America’s political world lately feels like someone shook up a snow globe full of legal controversies, military disputes, and enough accusations of “sedition” to make even the Founding Fathers peek over their spectacles. First, we had Senator Mark Kelly telling U.S. troops to refuse “illegal orders,” then the Pentagon launching an investigation, and now the criminal cases against James Comey and Letitia James collapsing because the prosecutor who brought them wasn’t even legally appointed. At this point, Washington isn’t just missing the plot. It’s rewritten it entirely.
Let’s start with Kelly. On the surface, his message is totally unobjectionable: troops should refuse unlawful orders. That’s not radical. That’s American. The Bible itself says, “We ought to obey God rather than men” (Acts 5:29). No conservative I know wants soldiers rubber-stamping wickedness. But context matters, and Kelly didn’t deliver his warning from a quiet committee room. He delivered it in a political video, at a politically heated moment, while still technically a retired military officer. When you’ve worn a uniform and still fall under the Uniform Code of Military Justice, telling active-duty troops to refuse orders in a video aimed squarely at President Trump’s administration… well, you’re not exactly lowering the temperature.
The Pentagon’s reaction, though—threatening to recall a sitting senator to active duty to investigate him—sets off alarm bells of its own. Civilian oversight and military discipline is crucial, and Congress shouldn’t feel like they’re one uncomfortable speech away from boot camp. Washington has a gift for turning constitutional boundaries into a game of hopscotch, and this episode added a new square.
And then we come to the Comey and Letitia James situation, a case that didn’t just fall apart. It folded like a lawn chair. A federal judge tossed out the indictments because the prosecutor who filed them was illegally appointed. But before she ever arrived on the scene, career prosecutors had already reviewed the evidence and decided not to bring charges. Then those same cases magically resurrected themselves under this newly installed prosecutor who wouldn’t survive a basic HR onboarding checklist.
This is the part where conservatives and liberals both need to take a breath and admit something neither side likes to say out loud: due process matters as much as accountability. As Proverbs 11:1 reminds us, “A false balance is abomination to the Lord.” If the government can’t follow its own rules, then even the most righteous-sounding prosecution is just a political circus in judicial clothing.

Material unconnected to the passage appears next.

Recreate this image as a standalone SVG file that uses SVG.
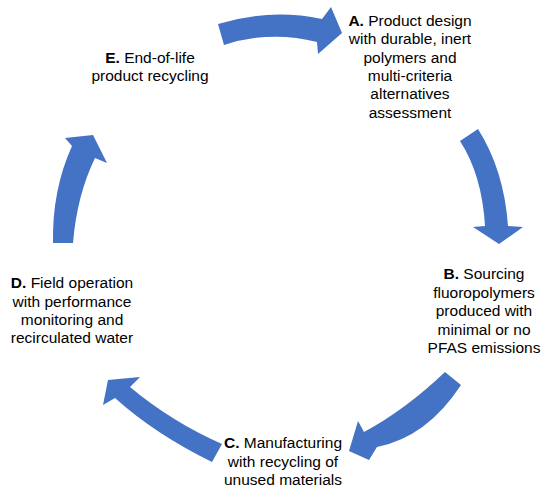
<svg xmlns="http://www.w3.org/2000/svg" width="550" height="501" viewBox="0 0 550 501">
<style>
.arr{fill:#4472C4;stroke:none}
.t{font-family:"Liberation Sans",Arial,sans-serif;font-size:15.5px;fill:#000;text-anchor:middle}
.b{font-weight:bold}
</style>
<rect width="550" height="501" fill="#fff"/>
<g id="connectors">
<path class="arr" d="M218,24 Q270,8 322,19 L331,7 L342,33 L318,54 L317,42 Q270,30 224,45 Z"/>
<path class="arr" d="M460,141 Q482,175 485,226 L473,227 L499,244 L523,227 L508,226 Q504,170 478,129 Z"/>
<path class="arr" d="M445,372 Q405,410 364,432 L358,421 L349,451 L369,460 L377,447 Q427,437 461,385 Z"/>
<path class="arr" d="M222,444 Q172,422 130,387 L140,377 L108,380 L103,405 L115,398 Q155,434 212,462 Z"/>
<path class="arr" d="M53,243 Q52,190 72,146 L65,138 L93,135 L107,163 L95,158 Q77,195 73,243 Z"/>
</g>
<g id="nodeA">
<text class="t" x="410" y="26"><tspan class="b">A.</tspan> Product design</text>
<text class="t" x="410" y="44.3">with durable, inert</text>
<text class="t" x="410" y="62.6">polymers and</text>
<text class="t" x="410" y="80.9">multi-criteria</text>
<text class="t" x="410" y="99.2">alternatives</text>
<text class="t" x="410" y="117.5">assessment</text>
</g>
<g id="nodeB">
<text class="t" x="484" y="279"><tspan class="b">B.</tspan> Sourcing</text>
<text class="t" x="484" y="297.5">fluoropolymers</text>
<text class="t" x="484" y="316">produced with</text>
<text class="t" x="484" y="334.5">minimal or no</text>
<text class="t" x="484" y="353">PFAS emissions</text>
</g>
<g id="nodeC">
<text class="t" x="283" y="448"><tspan class="b">C.</tspan> Manufacturing</text>
<text class="t" x="283" y="466.5">with recycling of</text>
<text class="t" x="283" y="485">unused materials</text>
</g>
<g id="nodeD">
<text class="t" x="72" y="288.3"><tspan class="b">D.</tspan> Field operation</text>
<text class="t" x="72" y="306.7">with performance</text>
<text class="t" x="72" y="325">monitoring and</text>
<text class="t" x="72" y="343.4">recirculated water</text>
</g>
<g id="nodeE">
<text class="t" x="150" y="63"><tspan class="b">E.</tspan> End-of-life</text>
<text class="t" x="150" y="81">product recycling</text>
</g>
</svg>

Whether it’s Kelly’s blurred line between civic speech and military influence or the Justice Department’s attempt to prosecute Comey and James using an illegally appointed lawyer, the pattern is the same: Washington keeps trying to shortcut the rules to get the outcome it wants. Democrats and Republicans have both done this for years—different players, same game—and every time they do, public trust sinks and suspicion rises.
Here’s the bottom line: America doesn’t survive on vibes, personalities, or political victories. It survives on law, order, procedure, constitutional boundaries, and a shared agreement that no branch of government gets to become its own vigilante squad. If we want a country where justice means something, the process must be clean, the military must be apolitical, and prosecutors must be legally appointed. That’s the bare minimum, folks.
Until then, Washington will keep giving us drama when what we need is discipline, giving us spectacle when what we need is structure, and giving us political theater when what we really want is a functioning country. And honestly? At this point, I’d settle for everyone reading the instruction manual, preferably before pushing buttons they can’t un-push.